The problem. From the first line of the data below through the line holding "# Current density", output each line exactly and leave the pictures out.

Dataset extract.
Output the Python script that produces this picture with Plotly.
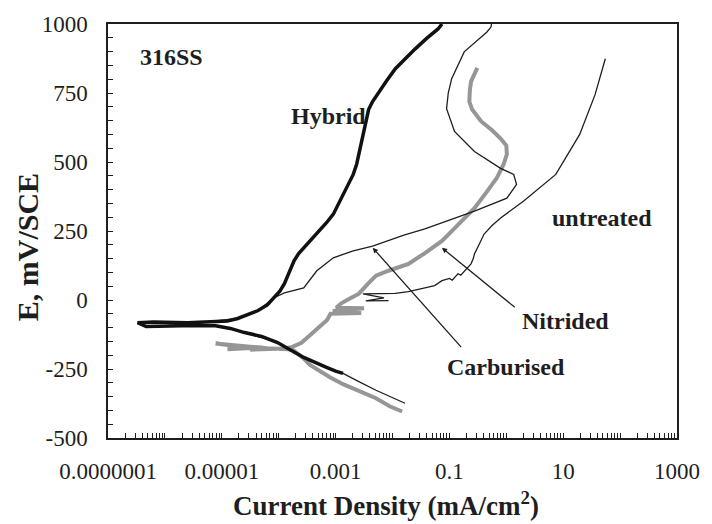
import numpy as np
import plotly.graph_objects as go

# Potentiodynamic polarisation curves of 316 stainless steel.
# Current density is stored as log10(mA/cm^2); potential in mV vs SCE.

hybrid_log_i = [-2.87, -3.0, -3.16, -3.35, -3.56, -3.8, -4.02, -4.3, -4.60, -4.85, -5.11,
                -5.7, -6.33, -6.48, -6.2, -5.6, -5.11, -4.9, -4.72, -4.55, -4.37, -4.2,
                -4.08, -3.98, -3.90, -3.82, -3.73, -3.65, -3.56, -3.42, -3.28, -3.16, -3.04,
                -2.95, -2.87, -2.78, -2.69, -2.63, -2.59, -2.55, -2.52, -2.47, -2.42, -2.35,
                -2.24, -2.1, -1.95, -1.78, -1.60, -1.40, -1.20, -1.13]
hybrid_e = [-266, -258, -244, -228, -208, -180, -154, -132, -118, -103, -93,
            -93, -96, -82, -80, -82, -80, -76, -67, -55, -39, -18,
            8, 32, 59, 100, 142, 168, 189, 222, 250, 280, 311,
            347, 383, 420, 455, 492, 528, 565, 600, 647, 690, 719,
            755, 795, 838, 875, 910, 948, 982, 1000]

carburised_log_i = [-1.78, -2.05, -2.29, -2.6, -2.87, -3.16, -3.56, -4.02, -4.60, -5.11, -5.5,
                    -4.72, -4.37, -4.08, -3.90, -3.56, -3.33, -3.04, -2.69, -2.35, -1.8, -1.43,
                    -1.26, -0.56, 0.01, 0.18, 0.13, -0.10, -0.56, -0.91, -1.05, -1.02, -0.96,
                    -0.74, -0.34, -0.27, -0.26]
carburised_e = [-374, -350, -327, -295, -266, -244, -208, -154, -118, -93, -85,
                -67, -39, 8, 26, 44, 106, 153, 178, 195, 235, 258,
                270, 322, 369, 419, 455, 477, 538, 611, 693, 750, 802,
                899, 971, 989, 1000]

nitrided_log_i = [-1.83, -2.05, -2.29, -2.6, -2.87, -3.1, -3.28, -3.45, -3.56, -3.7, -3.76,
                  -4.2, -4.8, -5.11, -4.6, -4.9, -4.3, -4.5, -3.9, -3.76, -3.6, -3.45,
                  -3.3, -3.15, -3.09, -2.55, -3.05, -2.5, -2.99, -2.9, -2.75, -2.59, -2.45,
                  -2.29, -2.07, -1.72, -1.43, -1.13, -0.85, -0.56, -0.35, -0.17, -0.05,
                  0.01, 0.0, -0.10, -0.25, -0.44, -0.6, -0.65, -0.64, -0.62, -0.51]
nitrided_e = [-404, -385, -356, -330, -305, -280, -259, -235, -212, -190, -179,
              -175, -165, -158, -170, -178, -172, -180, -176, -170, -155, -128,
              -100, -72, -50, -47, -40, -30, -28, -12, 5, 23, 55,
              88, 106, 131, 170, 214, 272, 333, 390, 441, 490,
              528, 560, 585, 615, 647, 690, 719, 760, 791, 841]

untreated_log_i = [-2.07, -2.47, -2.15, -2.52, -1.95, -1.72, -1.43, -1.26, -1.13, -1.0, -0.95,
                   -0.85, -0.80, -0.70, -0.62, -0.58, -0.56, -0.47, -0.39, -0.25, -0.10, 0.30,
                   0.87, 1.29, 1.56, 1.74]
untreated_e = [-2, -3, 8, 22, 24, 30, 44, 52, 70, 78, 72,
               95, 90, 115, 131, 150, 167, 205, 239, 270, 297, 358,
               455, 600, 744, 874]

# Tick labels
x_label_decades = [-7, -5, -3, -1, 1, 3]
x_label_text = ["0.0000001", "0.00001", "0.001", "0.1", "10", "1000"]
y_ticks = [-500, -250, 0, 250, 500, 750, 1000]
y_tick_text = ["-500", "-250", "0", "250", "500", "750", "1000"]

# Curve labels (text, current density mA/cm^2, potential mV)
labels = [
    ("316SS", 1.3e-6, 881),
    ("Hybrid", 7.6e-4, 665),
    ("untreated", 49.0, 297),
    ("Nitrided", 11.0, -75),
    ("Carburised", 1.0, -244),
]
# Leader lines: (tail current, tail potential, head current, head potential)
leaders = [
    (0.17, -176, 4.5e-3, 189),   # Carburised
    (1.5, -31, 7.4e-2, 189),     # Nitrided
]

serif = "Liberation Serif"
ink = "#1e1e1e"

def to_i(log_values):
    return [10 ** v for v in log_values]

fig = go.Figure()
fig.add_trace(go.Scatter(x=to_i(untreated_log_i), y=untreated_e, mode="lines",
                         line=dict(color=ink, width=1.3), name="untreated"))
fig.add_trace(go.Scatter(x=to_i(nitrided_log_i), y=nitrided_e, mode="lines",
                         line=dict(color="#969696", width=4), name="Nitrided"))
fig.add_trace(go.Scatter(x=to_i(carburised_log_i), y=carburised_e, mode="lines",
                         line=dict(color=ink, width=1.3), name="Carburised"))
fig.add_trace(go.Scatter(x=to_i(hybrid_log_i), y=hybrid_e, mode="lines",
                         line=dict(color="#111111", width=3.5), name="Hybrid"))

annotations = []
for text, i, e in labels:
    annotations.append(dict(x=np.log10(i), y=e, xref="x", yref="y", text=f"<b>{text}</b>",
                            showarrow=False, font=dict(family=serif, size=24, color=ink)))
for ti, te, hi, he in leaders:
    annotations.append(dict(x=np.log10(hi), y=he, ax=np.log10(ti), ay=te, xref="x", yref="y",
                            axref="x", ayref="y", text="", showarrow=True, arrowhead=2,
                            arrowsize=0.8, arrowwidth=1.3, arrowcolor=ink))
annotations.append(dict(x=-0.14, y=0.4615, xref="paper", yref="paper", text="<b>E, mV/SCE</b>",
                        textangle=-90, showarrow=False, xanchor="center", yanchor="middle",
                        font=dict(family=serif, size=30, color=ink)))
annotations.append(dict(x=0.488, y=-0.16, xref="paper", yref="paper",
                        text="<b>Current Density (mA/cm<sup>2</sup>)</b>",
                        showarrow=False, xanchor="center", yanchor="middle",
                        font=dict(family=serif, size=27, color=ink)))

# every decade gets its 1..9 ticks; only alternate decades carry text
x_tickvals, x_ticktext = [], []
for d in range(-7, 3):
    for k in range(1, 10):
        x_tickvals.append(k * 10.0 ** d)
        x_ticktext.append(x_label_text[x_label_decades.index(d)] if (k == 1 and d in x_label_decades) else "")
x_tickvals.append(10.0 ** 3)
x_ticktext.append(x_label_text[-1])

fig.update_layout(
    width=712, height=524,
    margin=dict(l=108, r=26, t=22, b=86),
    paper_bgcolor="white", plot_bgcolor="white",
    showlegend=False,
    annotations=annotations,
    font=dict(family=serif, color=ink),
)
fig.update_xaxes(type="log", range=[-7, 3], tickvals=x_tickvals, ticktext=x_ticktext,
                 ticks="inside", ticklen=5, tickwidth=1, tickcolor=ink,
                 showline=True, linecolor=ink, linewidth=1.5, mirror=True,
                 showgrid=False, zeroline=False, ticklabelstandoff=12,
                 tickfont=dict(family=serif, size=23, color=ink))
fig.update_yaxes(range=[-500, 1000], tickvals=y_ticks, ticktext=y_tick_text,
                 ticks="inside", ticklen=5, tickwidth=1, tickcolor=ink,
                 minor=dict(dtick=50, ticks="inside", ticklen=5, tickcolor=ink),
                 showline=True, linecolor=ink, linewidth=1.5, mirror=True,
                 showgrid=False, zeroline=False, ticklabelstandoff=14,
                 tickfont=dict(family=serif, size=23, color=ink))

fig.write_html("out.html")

Task output.
Output the Python script that produces this picture with Plotly.
import numpy as np
import plotly.graph_objects as go

# Potentiodynamic polarisation curves of 316 stainless steel.
# Current density is stored as log10(mA/cm^2); potential in mV vs SCE.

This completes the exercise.